Wednesday, February 28, 2018

Woebegone revisited

Talking of insurance. On early Sunday morning, I was up early watching the sun rise when the sky started to white out with the rain.  They were the medium size drops of a temperate area rather than the big drops I was use to in Queensland.  But many, many more, misting out the distance. Automatically, like I did on Russell, I took the bristle broom and started sweeping the water accumulating on the patio.  The water lapped at the patio door and I swept harder. Fortunately, the Gods gave up before I did. We didn't have contents insurance and the carpet would have been soaked.  Eeek!
We now have content coverage. It was cheap.
The complex basement was badly flooded because the electricity was shorted out and thus the expensive new pump the body corporate installed recently did not work. It is a good thing that the water didn't rise anymore than the bottom of the car doors.  Even so, the people with the lower storage lockups have a lot of cleaning up to do. Wet mattresses smell gross.
Two more photos that I took yesterday that show the force of the creek's once in a hundred years flash flood.

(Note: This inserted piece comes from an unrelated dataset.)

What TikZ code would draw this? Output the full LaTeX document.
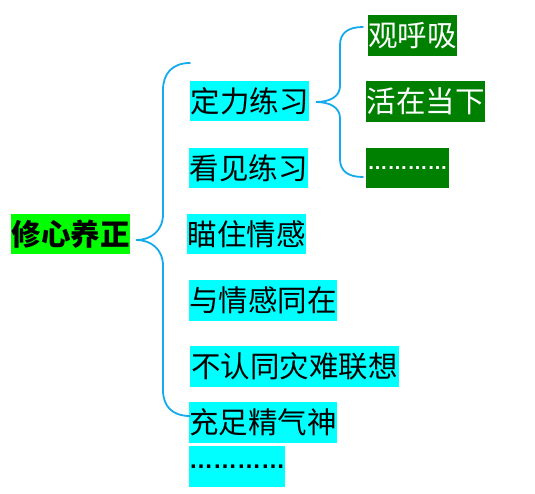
\documentclass[tikz,border=0pt]{standalone}
\usepackage{fontspec}
\newfontfamily\cjk{Noto Sans CJK SC}
\newfontfamily\dotfont{Liberation Sans}
\definecolor{cyanbox}{RGB}{0,255,255}
\definecolor{limebox}{RGB}{0,255,0}
\definecolor{darkgreenbox}{RGB}{0,128,0}
\definecolor{bracecol}{RGB}{20,170,235}
\tikzset{
  box/.style={inner sep=0pt, minimum height=40pt, font=\cjk\fontsize{29.5}{31}\selectfont, text=black},
  cybox/.style={box, fill=cyanbox},
  gbox/.style={box, fill=darkgreenbox, text=white},
  rootbox/.style={box, fill=limebox, font=\cjk\bfseries\fontsize{29.5}{31}\selectfont},
  brace/.style={draw=bracecol, line width=1.8pt, line cap=round}
}
\begin{document}
\begin{tikzpicture}[x=1pt,y=-1pt]
\useasboundingbox (0,0) rectangle (535,494);
% root
\node[rootbox, minimum width=119pt] (root) at (70.5,234) {修心养正};
% level 1
\node[cybox, minimum width=119pt] (a1) at (249.5,101) {定力练习};
\node[cybox, minimum width=119pt] (a2) at (248.5,168) {看见练习};
\node[cybox, minimum width=119pt] (a3) at (246.5,234) {瞄住情感};
\node[cybox, minimum width=148pt, minimum height=41pt] (a4) at (263,300.5) {与情感同在};
\node[cybox, minimum width=209pt, minimum height=41pt] (a5) at (294.5,366.5) {不认同灾难联想};
\node[cybox, minimum width=148pt, minimum height=41pt] (a6) at (263,422.5) {充足精气神};
\node[cybox, minimum width=96pt, minimum height=41pt, font=\dotfont\bfseries\fontsize{24}{26}\selectfont] (a7) at (237,466.5) {…………};
% level 2
\node[gbox, minimum width=89pt, minimum height=41pt] (b1) at (412.5,35.5) {观呼吸};
\node[gbox, minimum width=119pt, minimum height=41pt] (b2) at (425.5,101.5) {活在当下};
\node[gbox, minimum width=83pt, font=\dotfont\bfseries\fontsize{20}{22}\selectfont] (b3) at (407.5,168) {…………};
% main brace
\coordinate (m1top) at (190,63);
\coordinate (m1tip) at (136,240);
\coordinate (m1bot) at (190,416);
\draw[brace] (m1top) .. controls (172,63) and (163,74) .. (163,90) -- (163,214)
  .. controls (163,231) and (151,240) .. (m1tip)
  .. controls (151,240) and (163,249) .. (163,266) -- (163,390)
  .. controls (163,406) and (172,416) .. (m1bot);
% second brace
\coordinate (m2top) at (363,27);
\coordinate (m2tip) at (316,102);
\coordinate (m2bot) at (363,177);
\draw[brace] (m2top) .. controls (348,27) and (340,33) .. (340,45) -- (340,86)
  .. controls (340,97) and (329,102) .. (m2tip)
  .. controls (329,102) and (340,107) .. (340,118) -- (340,159)
  .. controls (340,171) and (348,177) .. (m2bot);
\end{tikzpicture}
\end{document}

 The downed fence was about 100m away from where I was sitting.  About a kilometre away, at the Dickson shopping centre, a concrete section of the waterway was ripped off, swept downstream and ended up in the catcher grate designed to prevent victims from being drowned in the tunnel under Northbourne Avenue. It was installed 40 years ago when a similar flood on the South side of Canberra took the lives of five kids in the 1970s.   Probably the worse long term damage was  to the ANU's Chifley Library basement archive but we don't know to what extent. Serious questions are being asked about the capacity of the floodways with the size of the developments being done along the light rail corridor.
All is quiet now.  The creek barely trickles.
Tomorrow we celebrate Nancy's birthday with tickets to the French Film Festival opening night. Appropriately the film is titled "C'est La Vie".